- Data shown -
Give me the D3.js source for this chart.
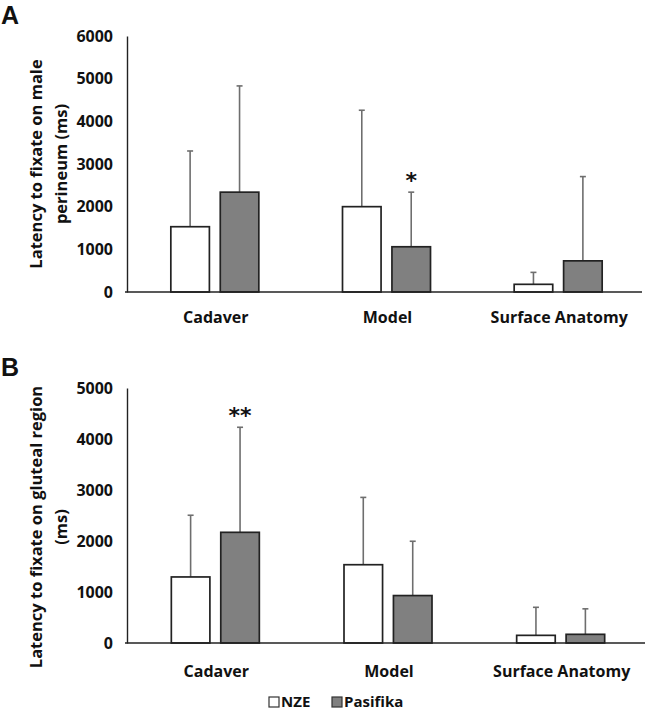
<!DOCTYPE html>
<html>
<head>
<meta charset="utf-8">
<script src="https://cdn.jsdelivr.net/npm/d3@7"></script>
<style>
  body { margin: 0; background: #fff; }
  text { font-family: 'Open Sans', Lato, sans-serif; font-weight: 700; fill: #111; }
</style>
</head>
<body>
<div id="chart"></div>
<script>
// data
const categories = ['Cadaver', 'Model', 'Surface Anatomy'];
const groups = ['NZE', 'Pasifika'];
const groupFill = ['#ffffff', '#808080'];

// panel A: male perineum
const perineumNZE = [1530, 2000, 180];
const perineumPasifika = [2340, 1060, 730];
const perineumNZEsd = [1775, 2260, 280];
const perineumPasifikaSd = [2490, 1280, 1975];
const perineumTicks = [0, 1000, 2000, 3000, 4000, 5000, 6000];
const perineumStars = ['', '*', ''];

// panel B: gluteal region
const glutealNZE = [1295, 1535, 150];
const glutealPasifika = [2170, 930, 170];
const glutealNZEsd = [1210, 1320, 550];
const glutealPasifikaSd = [2060, 1065, 500];
const glutealTicks = [0, 1000, 2000, 3000, 4000, 5000];
const glutealStars = ['**', '', ''];

const svg = d3.select('#chart').append('svg')
  .attr('width', 647)
  .attr('height', 711);

function makePanel(opts) {
  const x0 = d3.scaleBand()
    .domain(categories)
    .range([127, opts.right]);

  const x1 = d3.scaleBand()
    .domain(groups)
    .range([0, 88])
    .paddingInner(0.22);

  const y = d3.scaleLinear()
    .domain([0, d3.max(opts.ticks)])
    .range([opts.bottom, opts.top]);

  const g = svg.append('g');

  // panel letter
  g.append('text')
    .attr('x', 1)
    .attr('y', opts.top - 12)
    .style('font-size', '25px')
    .style('font-family', "'Liberation Sans', Arial, sans-serif")
    .text(opts.letter);

  // y axis: line only, labels on the left
  const yAxis = d3.axisLeft(y)
    .tickValues(opts.ticks)
    .tickSize(0)
    .tickPadding(14)
    .tickFormat(d3.format('d'));

  const ya = g.append('g')
    .attr('transform', 'translate(127,0)')
    .call(yAxis);
  ya.select('.domain').attr('stroke', '#222').attr('stroke-width', 1.4);
  ya.selectAll('text')
    .style('font-size', '16px')
    .style('font-family', "'Open Sans', sans-serif")
    .attr('fill', '#111');

  // y title, two lines
  opts.title.forEach(function(line, i) {
    g.append('text')
      .attr('transform', 'translate(' + (42 + i * 25) + ',' + opts.titleY + ') rotate(-90)')
      .attr('text-anchor', 'middle')
      .style('font-size', '16.5px')
      .text(line);
  });

  const series = [opts.nze, opts.pas];
  const errs = [opts.nzeSd, opts.pasSd];

  const offset = (x0.bandwidth() - 88) / 2 + 2;

  categories.forEach(function(cat, ci) {
    groups.forEach(function(grp, gi) {
      const bx = x0(cat) + offset + x1(grp);
      const v = series[gi][ci];
      const top = v + errs[gi][ci];
      const cx = bx + x1.bandwidth() / 2;

      // error bar (upper only)
      g.append('line')
        .attr('x1', cx).attr('x2', cx)
        .attr('y1', y(v)).attr('y2', y(top))
        .attr('stroke', '#6e6e6e')
        .attr('stroke-width', 1.6);
      g.append('line')
        .attr('x1', cx - 3).attr('x2', cx + 3)
        .attr('y1', y(top)).attr('y2', y(top))
        .attr('stroke', '#6e6e6e')
        .attr('stroke-width', 1.6);

      g.append('rect')
        .attr('x', bx)
        .attr('y', y(v))
        .attr('width', x1.bandwidth())
        .attr('height', y(0) - y(v))
        .attr('fill', groupFill[gi])
        .attr('stroke', '#222')
        .attr('stroke-width', 1.7);
    });
  });

  // significance stars above the Pasifika error bars
  opts.stars.forEach(function(s, ci) {
    if (!s) return;
    const bx = x0(categories[ci]) + offset + x1('Pasifika') + x1.bandwidth() / 2;
    const top = opts.pas[ci] + opts.pasSd[ci];
    g.append('text')
      .attr('x', bx)
      .attr('y', y(top) - 4)
      .attr('text-anchor', 'middle')
      .style('font-size', '22px')
      .style('font-family', "'DejaVu Sans', sans-serif")
      .text(s);
  });

  // baseline across the full width
  g.append('line')
    .attr('x1', 125).attr('x2', opts.right)
    .attr('y1', y(0)).attr('y2', y(0))
    .attr('stroke', '#222')
    .attr('stroke-width', 1.4);

  // category labels
  categories.forEach(function(cat) {
    g.append('text')
      .attr('x', x0(cat) + x0.bandwidth() / 2 + 3)
      .attr('y', y(0) + opts.labelGap)
      .attr('text-anchor', 'middle')
      .style('font-size', '16px')
      .text(cat);
  });
}

makePanel({
  letter: 'A', top: 36, bottom: 292, right: 642,
  ticks: perineumTicks, nze: perineumNZE, pas: perineumPasifika,
  nzeSd: perineumNZEsd, pasSd: perineumPasifikaSd, stars: perineumStars,
  title: ['Latency to fixate on male', 'perineum (ms)'], titleY: 164, labelGap: 31
});

makePanel({
  letter: 'B', top: 388, bottom: 643, right: 645,
  ticks: glutealTicks, nze: glutealNZE, pas: glutealPasifika,
  nzeSd: glutealNZEsd, pasSd: glutealPasifikaSd, stars: glutealStars,
  title: ['Latency to fixate on gluteal region', '(ms)'], titleY: 527, labelGap: 34
});

// legend
const legend = svg.append('g').attr('transform', 'translate(269,696)');
const legendX = [0, 63];
groups.forEach(function(grp, i) {
  legend.append('rect')
    .attr('x', legendX[i])
    .attr('y', 1)
    .attr('width', 10)
    .attr('height', 10)
    .attr('fill', groupFill[i])
    .attr('stroke', '#333')
    .attr('stroke-width', 1.2);
  legend.append('text')
    .attr('x', legendX[i] + 12)
    .attr('y', 10.5)
    .style('font-size', '15px')
    .text(grp);
});
</script>
</body>
</html>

- Requirements -
Could the lines from the top of the material through the line with "const groupFill = ['#ffffff', '#808080'];" be repeated exactly, pictures left out?

- The output -
Give me the D3.js source for this chart.
<!DOCTYPE html>
<html>
<head>
<meta charset="utf-8">
<script src="https://cdn.jsdelivr.net/npm/d3@7"></script>
<style>
  body { margin: 0; background: #fff; }
  text { font-family: 'Open Sans', Lato, sans-serif; font-weight: 700; fill: #111; }
</style>
</head>
<body>
<div id="chart"></div>
<script>
// data
const categories = ['Cadaver', 'Model', 'Surface Anatomy'];
const groups = ['NZE', 'Pasifika'];
const groupFill = ['#ffffff', '#808080'];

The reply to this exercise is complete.